If the same approach were applied to the letter ruling, the part of the transaction treated as section 351 exchanges and a D reorganization would be treated as one cross chain D reorganization (because section 304 attribution rules now apply to find a D reorganization).

When publicly questioned, a representative of the IRS stated that the Rev. Rul. faced a different situation in that the alternate characterization would have been a taxable cross chain transfer. In contrast in the letter ruling there were two potentially tax deferred characterizations. The IRS chose to respect each step in the letter ruling. Therefore, the construct in the Rev. Rul. must not be an all purpose recast.

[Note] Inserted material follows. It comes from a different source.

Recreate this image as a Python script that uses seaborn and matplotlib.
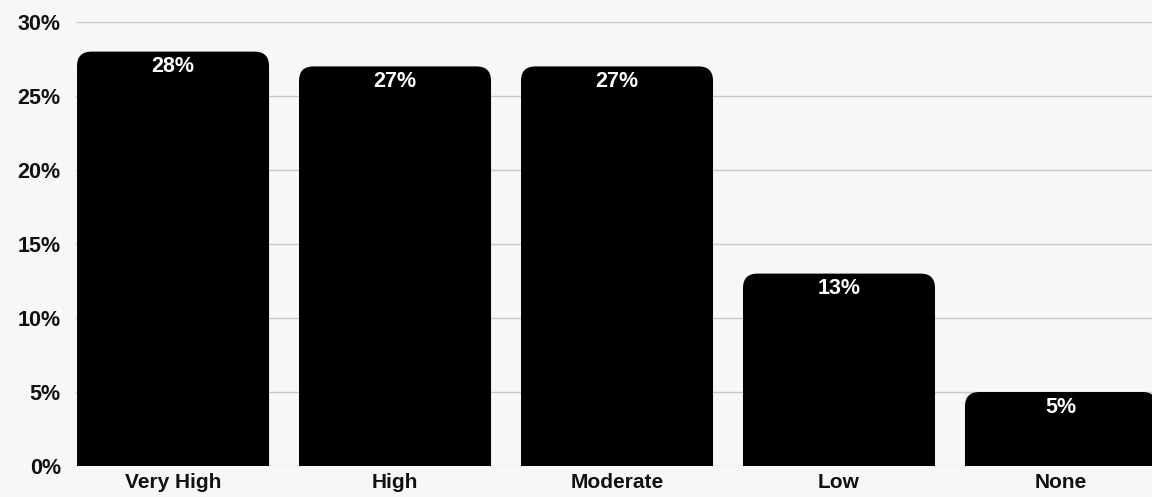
import seaborn as sns
from matplotlib import pyplot as plt
from matplotlib.patches import FancyBboxPatch
from matplotlib.ticker import PercentFormatter
import pandas as pd

categories = ["Very High", "High", "Moderate", "Low", "None"]
shares = [28, 27, 27, 13, 5]
bar_labels = ["28%", "27%", "27%", "13%", "5%"]

bg = "#f7f7f7"
sns.set_theme(style="white")
plt.rcParams["font.family"] = ["Liberation Sans", "DejaVu Sans"]
plt.rcParams["font.weight"] = "bold"

df = pd.DataFrame({"level": categories, "share": shares})

fig = plt.figure(figsize=(11.52, 4.97), dpi=100, facecolor=bg)
ax = fig.add_axes([0.066, 0.0624, 0.934, 0.8933])
ax.set_facecolor(bg)

sns.barplot(data=df, x="level", y="share", color="black", width=0.865,
            saturation=1, ax=ax, zorder=3)

# swap the flat bars for ones with rounded corners
for p, lab in zip(list(ax.patches), bar_labels):
    x, w, h = p.get_x(), p.get_width(), p.get_height()
    p.remove()
    rb = FancyBboxPatch((x, -3), w, h + 3,
                        boxstyle="round,pad=0,rounding_size=0.065",
                        mutation_aspect=15, facecolor="black",
                        edgecolor="none", zorder=3, clip_on=True)
    ax.add_patch(rb)
    ax.annotate(lab, (x + w / 2, h), xytext=(0, -3.5), textcoords="offset points",
                ha="center", va="top", color="white", fontsize=15.5,
                fontweight="bold", zorder=4)

ax.set_ylim(0, 30)
ax.set_xlim(-0.437, 4.41)
ax.set_yticks([0, 5, 10, 15, 20, 25, 30])
ax.yaxis.set_major_formatter(PercentFormatter(decimals=0))
ax.grid(axis="y", color="#c8c8c8", linewidth=1, zorder=0)
ax.set_axisbelow(True)
for s in ax.spines.values():
    s.set_visible(False)
ax.tick_params(axis="y", length=0, pad=11, labelsize=15.5, labelcolor="#111111")
ax.tick_params(axis="x", length=0, pad=5, labelsize=15, labelcolor="#111111")
for t in ax.get_xticklabels() + ax.get_yticklabels():
    t.set_fontweight("bold")
ax.set_xlabel("")
ax.set_ylabel("")

fig.savefig("out.png", dpi=100, facecolor=bg)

This suggests that the explanation for the Rev. Rul. is that the IRS went out of its way to help the taxpayer by applying a step transaction analysis to ignore steps. When the taxpayer did not need such help in the letter ruling, at least when the alternative was another reorganization exchange, the IRS let form control.

Takeaways. Cross chain transfers are perhaps the most common corporate event of tax significance for multinationals today. They can be accomplished through section 355, they can be accomplished through direct cross chain sales, and they can be accomplished by this drop and check methodology. This letter ruling takes some of the uncertainty out of the last alternative, but it is only a letter ruling. Taxpayers planning to do something like this should analyze the transaction as being treated in every possible way and try to satisfy themselves that it “works” however it is characterized; otherwise, consider seeking a ruling like this taxpayer did.